Microelectronic devices, such as memory chips and microprocessor chips, typically include a microelectronic substrate die encased in a plastic, ceramic or metal protective covering. The die includes functional features, such as memory cells, processor circuits, and interconnecting circuitry. The die also typically includes bond pads electrically coupled to the functional features. The bond pads are coupled to terminals, such as pins, that extend outside the protective covering for connecting to buses, circuits and/or other microelectronic devices.
Conventional microelectronic devices are typically arranged side-by-side on a circuit board or other support device that is incorporated into a computer, mobile phone or other larger electronic product. One drawback with this arrangement is that the circuit board may have a large surface area to accommodate a large number of microelectronic devices. Accordingly, it may be difficult to fit the circuit board into a housing of a compact electronic product.

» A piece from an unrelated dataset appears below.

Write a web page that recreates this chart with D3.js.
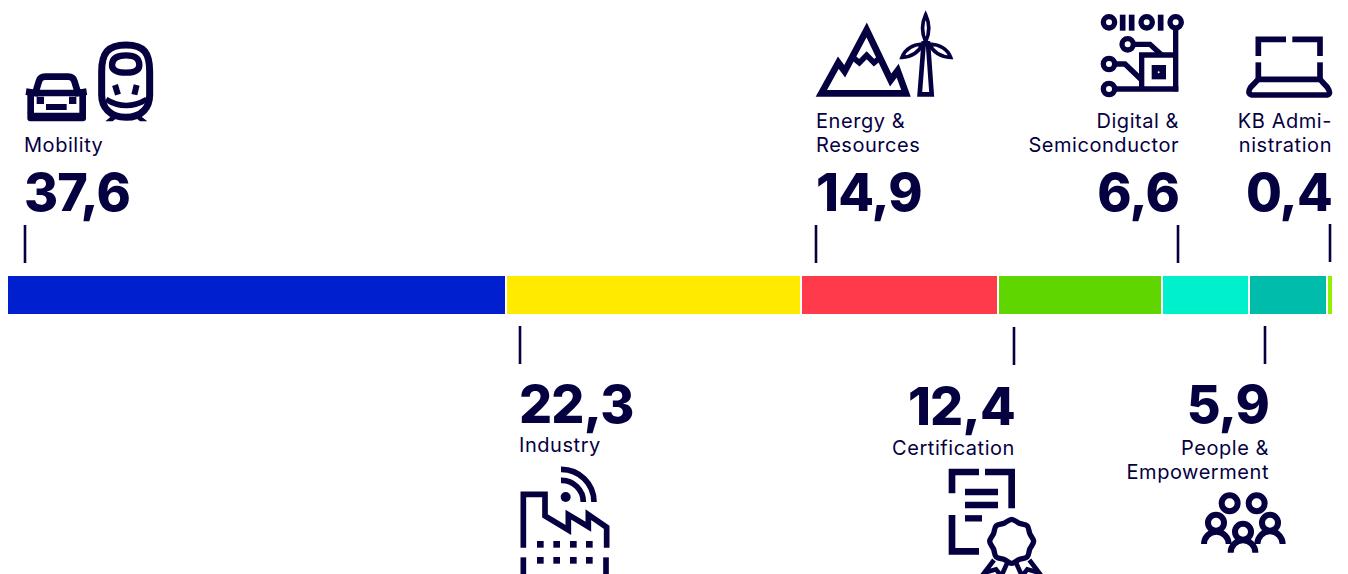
<!DOCTYPE html>
<meta charset="utf-8">
<style>
    html, body { margin: 0; padding: 0; background: #fff; overflow: hidden; }
    svg { display: block; }
    text { font-family: "Inter", sans-serif; fill: #05003f; }
    .num { font-size: 52px; font-weight: 800; letter-spacing: -0.8px; }
    .lab { font-size: 20px; font-weight: 400; letter-spacing: 0.55px; }
</style>
<div id="chart"></div>
<script src="https://d3js.org/d3.v7.min.js"></script>
<script>
    // Data
    var categories = ["Mobility", "Industry", "Energy & Resources", "Certification", "Digital & Semiconductor", "People & Empowerment", "KB Administration"];
    var shares = [37.6, 22.3, 14.9, 12.4, 6.6, 5.9, 0.4];
    var labelLines = [["Mobility"], ["Industry"], ["Energy &", "Resources"], ["Certification"], ["Digital &", "Semiconductor"], ["People &", "Empowerment"], ["KB Admi-", "nistration"]];

    // Layout
    var width = 1348, height = 574;
    var barTop = 276, barHeight = 38;
    var palette = ["#0020d0", "#ffea00", "#ff3a4a", "#60d600", "#00f0cc", "#00bcaa", "#90f000"];
    // tick: px from the start of the segment, up: above the bar
    var callouts = [
        {tick: 17, up: true, anchor: "start", dx: -1, numDy: 0, labDy: 0, tickDy: 0},
        {tick: 13, up: false, anchor: "start", dx: -1, numDy: 0, labDy: 0, tickDy: 0},
        {tick: 14, up: true, anchor: "start", dx: 0, numDy: 0, labDy: 0, tickDy: 0},
        {tick: 15, up: false, anchor: "end", dx: 1, numDy: 2, labDy: 3, tickDy: 1},
        {tick: 15, up: true, anchor: "end", dx: 1, numDy: 0, labDy: 0, tickDy: 0},
        {tick: 15, up: false, anchor: "end", dx: 4, numDy: 0, labDy: 2.5, tickDy: 0},
        {tick: 2, up: true, anchor: "end", dx: 2, numDy: 0, labDy: 0, tickDy: -1}
    ];

    var svg = d3.select("#chart").append("svg")
        .attr("width", width)
        .attr("height", height);

    var x = d3.scaleLinear()
        .domain([0, d3.sum(shares)])
        .range([8, 1332]);

    var color = d3.scaleOrdinal().domain(categories).range(palette);
    var fmt = d3.formatLocale({decimal: ",", thousands: ".", grouping: [3], currency: ["", ""]}).format(".1f");

    var starts = d3.cumsum([0].concat(shares));
    function segStart(i) { return Math.floor(x(starts[i])) + (i ? 2 : 0); }
    function segEnd(i) { return i < 6 ? Math.floor(x(starts[i + 1])) : 1332; }

    // Bar segments
    svg.selectAll("rect.seg")
        .data(categories)
        .enter()
        .append("rect")
        .attr("class", "seg")
        .attr("x", function(d, i) { return segStart(i); })
        .attr("y", barTop)
        .attr("width", function(d, i) { return segEnd(i) - segStart(i); })
        .attr("height", barHeight)
        .style("fill", function(d) { return color(d); });

    // Ticks and labels
    categories.forEach(function(c, i) {
        var o = callouts[i];
        var px = segStart(i) + o.tick;
        var tx = px + o.dx;
        svg.append("line")
            .attr("x1", px).attr("x2", px)
            .attr("y1", (o.up ? 225 : 326) + o.tickDy)
            .attr("y2", (o.up ? 263 : 364) + o.tickDy)
            .style("stroke", "#05003f")
            .style("stroke-width", 2.6);

        var lines = labelLines[i];
        svg.append("text").attr("class", "num")
            .attr("x", tx)
            .attr("y", (o.up ? 211 : 423) + o.numDy)
            .attr("text-anchor", o.anchor)
            .text(fmt(shares[i]));
        lines.forEach(function(l, k) {
            svg.append("text").attr("class", "lab")
                .attr("x", tx)
                .attr("y", (o.up ? 152 - (lines.length - 1 - k) * 24 : 452 + k * 24) + o.labDy)
                .attr("text-anchor", o.anchor)
                .text(l);
        });
    });

    // Icons, drawn at 3x and scaled down
    function icon(ox, oy) {
        return svg.append("g")
            .attr("transform", "translate(" + ox + "," + oy + ") scale(" + (1 / 3) + ")")
            .style("fill", "none")
            .style("stroke", "#05003f");
    }
    function paths(g, list, w) {
        list.forEach(function(d) {
            g.append("path").attr("d", d).style("stroke-width", w);
        });
    }
    function rings(g, list, r, w) {
        list.forEach(function(p) {
            g.append("circle").attr("cx", p[0]).attr("cy", p[1]).attr("r", r).style("stroke-width", w);
        });
    }
    function blocks(g, list) {
        list.forEach(function(b) {
            g.append("rect").attr("x", b[0]).attr("y", b[1]).attr("width", b[2]).attr("height", b[3])
                .style("fill", "#05003f").style("stroke", "none");
        });
    }
    function solid(g, d) {
        g.append("path").attr("d", d).style("fill", "#05003f").style("stroke", "none");
    }

    // car
    var car = icon(0, 0);
    paths(car, ["M78,275 L106,279 L117,243 Q121,230 135,230 H205 Q219,230 223,243 L234,279 L260,275"], 20);
    paths(car, ["M92,279 H248 V340 M92,279 V340"], 20);
    blocks(car, [[110, 290, 22, 22], [207, 290, 22, 22], [138, 312, 62, 18]]);
    solid(car, "M82,338 H258 V355 Q258,364 249,364 H91 Q82,364 82,355 Z");

    // train
    var train = icon(0, 0);
    paths(train, ["M378,135 C322,135 305,160 305,215 V285 C305,322 330,352 378,352 C426,352 449,322 449,285 V215 C449,160 434,135 378,135 Z"], 21);
    paths(train, ["M378,166 C350,166 336,175 336,195 C336,212 355,218 378,218 C400,218 418,212 418,195 C418,175 405,166 378,166 Z"], 19);
    paths(train, ["M318,298 Q378,335 440,298"], 17);
    paths(train, ["M345,255 L354,284", "M410,255 L403,284"], 18);
    solid(train, "M316,364 L342,342 H414 L442,364 H420 L408,354 H350 L338,364 Z");

    // mountain and wind turbine
    var energy = icon(800, 0);
    paths(energy, ["M64,280 L115,188 L134,214 L200,90 L272,240 L293,212 L318,280 Z"], 20);
    paths(energy, ["M158,172 L178,188 L200,166 L222,188 L242,172"], 17);
    paths(energy, ["M359,283 L371,130 H384 L395,283 Z"], 14);
    paths(energy, ["M377,44 Q358,85 377,125 Q396,85 377,44 Z"], 11);
    paths(energy, ["M306,172 Q320,135 368,132 Q350,170 306,172 Z", "M452,172 Q438,135 388,132 Q406,170 452,172 Z"], 11);

    // circuit
    var digital = icon(1090, 0);
    rings(digital, [[57, 67], [170, 67], [257, 67], [113, 133], [57, 192], [57, 267]], 17, 16);
    paths(digital, ["M98,44 V92", "M125,44 V92", "M212,44 V92"], 17);
    paths(digital, ["M257,84 V274", "M74,267 H265", "M155,267 V165 H257", "M130,133 H180 L215,165", "M74,192 H105 L155,240"], 16);
    blocks(digital, [[185, 195, 43, 43]]);
    digital.append("circle").attr("cx", 206).attr("cy", 217).attr("r", 3).style("fill", "#fff").style("stroke", "none");

    // laptop
    var laptop = icon(1090, 0);
    paths(laptop, ["M505,168 V118 H588", "M607,118 H690 V168", "M505,187 V238", "M690,187 V238"], 17);
    paths(laptop, ["M505,238 H690 L712,262 Q728,285 705,285 H492 Q468,285 482,262 Z"], 17);

    // factory
    var factory = icon(500, 450);
    paths(factory, ["M70,293 V133 H135 V198 L205,240 V194 L265,230 V194 L320,232 V293", "M70,322 V374", "M318,322 V374"], 17);
    blocks(factory, [[111, 273, 20, 20], [160, 273, 20, 20], [210, 273, 20, 20], [258, 273, 20, 20],
                     [111, 321, 20, 20], [160, 321, 20, 20], [210, 321, 20, 20], [258, 321, 20, 20]]);
    factory.append("circle").attr("cx", 197).attr("cy", 141).attr("r", 15).style("fill", "#05003f").style("stroke", "none");
    paths(factory, ["M183,91 A65,65 0 0 1 250,156", "M183,58 A98,98 0 0 1 282,156"], 17);

    // certificate
    var cert = icon(930, 460);
    paths(cert, ["M66,100 V36 H147", "M165,36 H245 V145", "M66,165 V274 H147"], 20);
    paths(cert, ["M105,96 H204", "M105,135 H204", "M105,175 H156"], 19);
    paths(cert, ["M192,300 L163,338 L198,328 L214,348 L232,308", "M298,300 L327,338 L292,328 L276,348 L258,308"], 14);
    var scallop = d3.range(16).map(function(k) {
        return [k * Math.PI / 8, k % 2 ? 59 : 66];
    });
    cert.append("path")
        .attr("transform", "translate(245,244)")
        .attr("d", d3.lineRadial().curve(d3.curveCardinalClosed)(scallop))
        .style("fill", "#fff")
        .style("stroke-width", 16);

    // people
    var people = icon(1180, 480);
    rings(people, [[149, 70], [230, 70], [108, 128], [270, 128], [189, 155]], 24, 18);
    paths(people, ["M72,192 A37,37 0 0 1 146,192", "M232,192 A38,38 0 0 1 308,192", "M152,218 A37,37 0 0 1 226,218"], 18);
</script>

One approach to address this problem is to stack one microelectronic die on top of another to reduce the surface area occupied by the dies. Typically, the stacked microelectronic dies are connected to each other with an intermediate adhesive layer that is heat cured to securely bond the dies to each other. However, the adhesive can have several drawbacks. For example, at high temperatures, the adhesive can emit gases that leave deposits on the bond pads of dies. The deposits can inhibit secure electrical connections between the bond pads and the terminals of the die. Another drawback is that the adhesive layer can have a different coefficient of thermal expansion than the dies to which it is attached. Accordingly, the adhesive layer can put stresses on the dies as the ambient temperature changes. In some cases, these stresses can crack or fracture the dies.